## Start
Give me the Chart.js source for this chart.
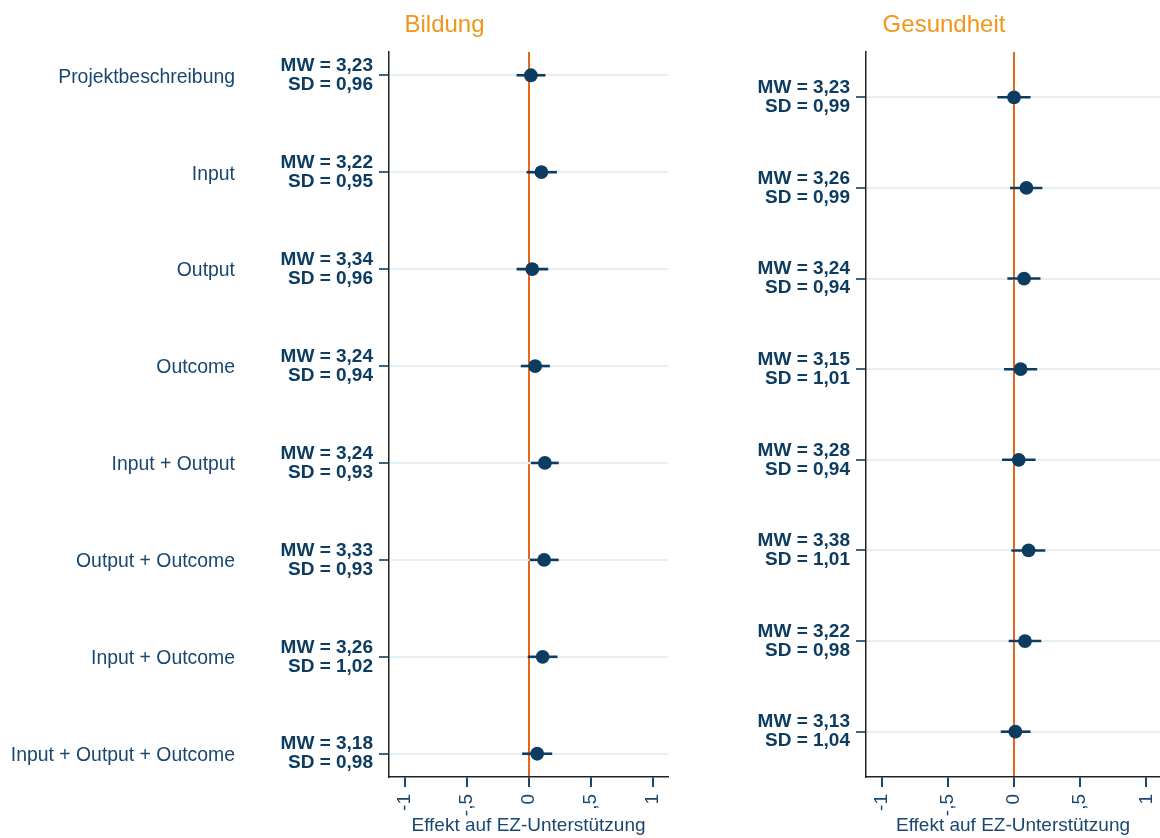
<!DOCTYPE html>
<html><head><meta charset="utf-8">
<script src="https://cdn.jsdelivr.net/npm/chart.js@4.4.1/dist/chart.umd.min.js"></script>
<style>
html,body{margin:0;padding:0;background:#fff;width:1160px;height:838px;overflow:hidden;}
canvas{position:absolute;top:0;}
#c1{left:0px;}
#c2{left:728px;}
</style></head><body>
<canvas id="c1" width="889" height="838"></canvas>
<canvas id="c2" width="432" height="838"></canvas>
<script>
// ---- data ----
const categories = ['Projektbeschreibung','Input','Output','Outcome','Input + Output','Output + Outcome','Input + Outcome','Input + Output + Outcome'];
const panelTitles = ['Bildung','Gesundheit'];
const xTitle = 'Effekt auf EZ-Unterstützung';
const xTickValues = [-1,-0.5,0,0.5,1];
const xTickLabels = ['-1','-,5','0',',5','1'];

const bildungEst = [0.015, 0.10, 0.026, 0.05, 0.128, 0.122, 0.11, 0.066];
const bildungLo  = [-0.10, -0.02, -0.10, -0.066, 0.015, 0.006, -0.01, -0.055];
const bildungHi  = [0.133, 0.225, 0.155, 0.168, 0.24, 0.24, 0.23, 0.187];
const bildungMW  = ['3,23','3,22','3,34','3,24','3,24','3,33','3,26','3,18'];
const bildungSD  = ['0,96','0,95','0,96','0,94','0,93','0,93','1,02','0,98'];

const gesundheitEst = [0.0, 0.094, 0.076, 0.05, 0.036, 0.11, 0.083, 0.01];
const gesundheitLo  = [-0.125, -0.03, -0.05, -0.075, -0.09, -0.02, -0.04, -0.10];
const gesundheitHi  = [0.125, 0.214, 0.2, 0.175, 0.163, 0.236, 0.206, 0.125];
const gesundheitMW  = ['3,23','3,26','3,24','3,15','3,28','3,38','3,22','3,13'];
const gesundheitSD  = ['0,99','0,99','0,94','1,01','0,94','1,01','0,98','1,04'];

// ---- styles ----
const FONT = "'Liberation Sans', Arial, sans-serif";
const NAVY = '#1a476f';
const DARK = '#0c3c60';
const ORANGE = '#e4671d';
const TITLE_ORANGE = '#f0961b';
const GRID = '#e8eff2';

function buildChart(canvasId, opts) {
  const {est, lo, hi, mw, sd, title, withCategories, yMin, yMax, xMin, xMax, mwWidth, catWidth, rightWidth} = opts;
  const datasets = [];
  datasets.push({
    type: 'scatter',
    data: est.map((v, i) => ({x: v, y: i})),
    backgroundColor: DARK,
    borderWidth: 0,
    pointRadius: 6.9,
    xAxisID: 'x', yAxisID: 'y'
  });
  est.forEach((v, i) => {
    datasets.push({
      type: 'scatter',
      showLine: true,
      data: [{x: lo[i], y: i}, {x: hi[i], y: i}],
      borderColor: DARK,
      borderWidth: 2.6,
      pointRadius: 0,
      xAxisID: 'x', yAxisID: 'y'
    });
  });

  const indexTicks = (s) => { s.ticks = categories.map((c, i) => ({value: i})); };

  const scales = {
    x: {
      type: 'linear', position: 'bottom', min: xMin, max: xMax,
      afterBuildTicks: (s) => { s.ticks = xTickValues.map(v => ({value: v})); },
      afterFit: (s) => { s.height = 61; s.paddingLeft = 0; s.paddingRight = 0; },
      ticks: {
        autoSkip: false, minRotation: 90, maxRotation: 90, padding: 7,
        color: NAVY, font: {family: FONT, size: 19},
        callback: (v, i) => xTickLabels[i]
      },
      grid: {
        color: (ctx) => (ctx.tick && ctx.tick.value === 0) ? ORANGE : 'rgba(0,0,0,0)',
        lineWidth: 2, tickColor: NAVY, tickLength: 10, drawOnChartArea: true
      },
      border: {display: true, color: '#222', width: 1.5},
      title: {display: true, text: xTitle, color: NAVY, font: {family: FONT, size: 19}, padding: {top: 0, bottom: 1}}
    },
    y: {
      type: 'linear', position: 'left', reverse: true, min: yMin, max: yMax, weight: 0,
      afterBuildTicks: indexTicks,
      afterFit: (s) => { s.width = mwWidth; },
      ticks: {
        autoSkip: false, padding: 6, color: DARK,
        font: {family: FONT, size: 19, weight: 'bold', lineHeight: 1.0},
        callback: (v, i) => ['MW = ' + mw[i], 'SD = ' + sd[i]]
      },
      grid: {color: GRID, lineWidth: 2, tickColor: '#3d6480', tickLength: 10},
      border: {display: true, color: '#222', width: 1.5}
    }
  };
  if (withCategories) {
    scales.cat = {
      type: 'linear', position: 'left', reverse: true, min: yMin, max: yMax, weight: 1,
      afterBuildTicks: indexTicks,
      afterFit: (s) => { s.width = catWidth; },
      ticks: {
        autoSkip: false, padding: 14, labelOffset: 2, color: NAVY,
        font: {family: FONT, size: 19.4},
        callback: (v, i) => categories[i]
      },
      grid: {display: false, drawTicks: false},
      border: {display: false}
    };
  }
  if (rightWidth > 0) {
    scales.spacer = {
      type: 'linear', position: 'right', min: 0, max: 1,
      afterFit: (s) => { s.width = rightWidth; },
      ticks: {display: false},
      grid: {display: false, drawTicks: false},
      border: {display: false}
    };
  }

  return new Chart(document.getElementById(canvasId), {
    type: 'scatter',
    data: {datasets},
    options: {
      responsive: false, animation: false, devicePixelRatio: 1,
      layout: {padding: 0, autoPadding: false},
      plugins: {
        legend: {display: false}, tooltip: {enabled: false},
        title: {display: true, text: title, color: TITLE_ORANGE, font: {family: FONT, size: 24, weight: 'normal', lineHeight: 1.2}, padding: {top: 11, bottom: 12.2}}
      },
      scales
    }
  });
}

buildChart('c1', {
  est: bildungEst, lo: bildungLo, hi: bildungHi, mw: bildungMW, sd: bildungSD,
  title: panelTitles[0], withCategories: true,
  yMin: -0.24, yMax: 7.24, xMin: -1.129, xMax: 1.121,
  mwWidth: 140, catWidth: 249, rightWidth: 221
});
buildChart('c2', {
  est: gesundheitEst, lo: gesundheitLo, hi: gesundheitHi, mw: gesundheitMW, sd: gesundheitSD,
  title: panelTitles[1], withCategories: false,
  yMin: -0.5, yMax: 7.5, xMin: -1.117, xMax: 1.102,
  mwWidth: 138, catWidth: 0, rightWidth: 0
});
</script>
</body></html>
## End
**Aim:** Please restate the material above line by line, exactly, beginning at its first line and ending with the line that contains "const GRID = '#e8eff2';", without any pictures.

**Result of the exercise:**
Give me the Chart.js source for this chart.
<!DOCTYPE html>
<html><head><meta charset="utf-8">
<script src="https://cdn.jsdelivr.net/npm/chart.js@4.4.1/dist/chart.umd.min.js"></script>
<style>
html,body{margin:0;padding:0;background:#fff;width:1160px;height:838px;overflow:hidden;}
canvas{position:absolute;top:0;}
#c1{left:0px;}
#c2{left:728px;}
</style></head><body>
<canvas id="c1" width="889" height="838"></canvas>
<canvas id="c2" width="432" height="838"></canvas>
<script>
// ---- data ----
const categories = ['Projektbeschreibung','Input','Output','Outcome','Input + Output','Output + Outcome','Input + Outcome','Input + Output + Outcome'];
const panelTitles = ['Bildung','Gesundheit'];
const xTitle = 'Effekt auf EZ-Unterstützung';
const xTickValues = [-1,-0.5,0,0.5,1];
const xTickLabels = ['-1','-,5','0',',5','1'];

const bildungEst = [0.015, 0.10, 0.026, 0.05, 0.128, 0.122, 0.11, 0.066];
const bildungLo  = [-0.10, -0.02, -0.10, -0.066, 0.015, 0.006, -0.01, -0.055];
const bildungHi  = [0.133, 0.225, 0.155, 0.168, 0.24, 0.24, 0.23, 0.187];
const bildungMW  = ['3,23','3,22','3,34','3,24','3,24','3,33','3,26','3,18'];
const bildungSD  = ['0,96','0,95','0,96','0,94','0,93','0,93','1,02','0,98'];

const gesundheitEst = [0.0, 0.094, 0.076, 0.05, 0.036, 0.11, 0.083, 0.01];
const gesundheitLo  = [-0.125, -0.03, -0.05, -0.075, -0.09, -0.02, -0.04, -0.10];
const gesundheitHi  = [0.125, 0.214, 0.2, 0.175, 0.163, 0.236, 0.206, 0.125];
const gesundheitMW  = ['3,23','3,26','3,24','3,15','3,28','3,38','3,22','3,13'];
const gesundheitSD  = ['0,99','0,99','0,94','1,01','0,94','1,01','0,98','1,04'];

// ---- styles ----
const FONT = "'Liberation Sans', Arial, sans-serif";
const NAVY = '#1a476f';
const DARK = '#0c3c60';
const ORANGE = '#e4671d';
const TITLE_ORANGE = '#f0961b';
const GRID = '#e8eff2';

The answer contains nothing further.